An integrated method for three-phase AC excitation and high-frequency voltage signal injection for sensorless starting of aircraft starter/generator

This paper proposes an integrated method of three-phase ac excitation and high-frequency voltage signal injection (HFVSI) for sensorless controlled starting of brushless synchronous machines (BSM) used as starter/generator in variable frequency ac power systems of civil aircraft. Fixed 400 Hz of the three-phase ac power is adopted both for the ac excitation and HFVSI in the initial starting process to eliminate the bulky rotor position sensor for BSM. The resulting 6th sequence harmonic voltage determined by the rotating rectifier is utilized as the HFVSI into the field-winding of main generator without any extra high-frequency signal injection.

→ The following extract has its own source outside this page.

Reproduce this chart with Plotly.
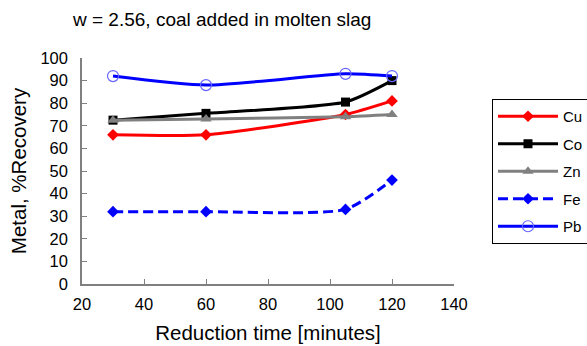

The rotor position is estimated by the high-frequency response signals extracted from the armature windings of main generator. Due to the nonlinear rotating rectifier linked in the HFSI chain, a novel frequency-insensitive asynchronous demodulation strategy is proposed in this paper for rotor position estimation. Furthermore, the initial rotor position detection is calibrated by polarity decision of the induced currents of the armature windings within the establishment procedure of field current of the main generator at standstill. The effectiveness of the ac excitation and feasibility of rotor position estimation for sensorless starting control of BSM are validated by the simulation and experimental results.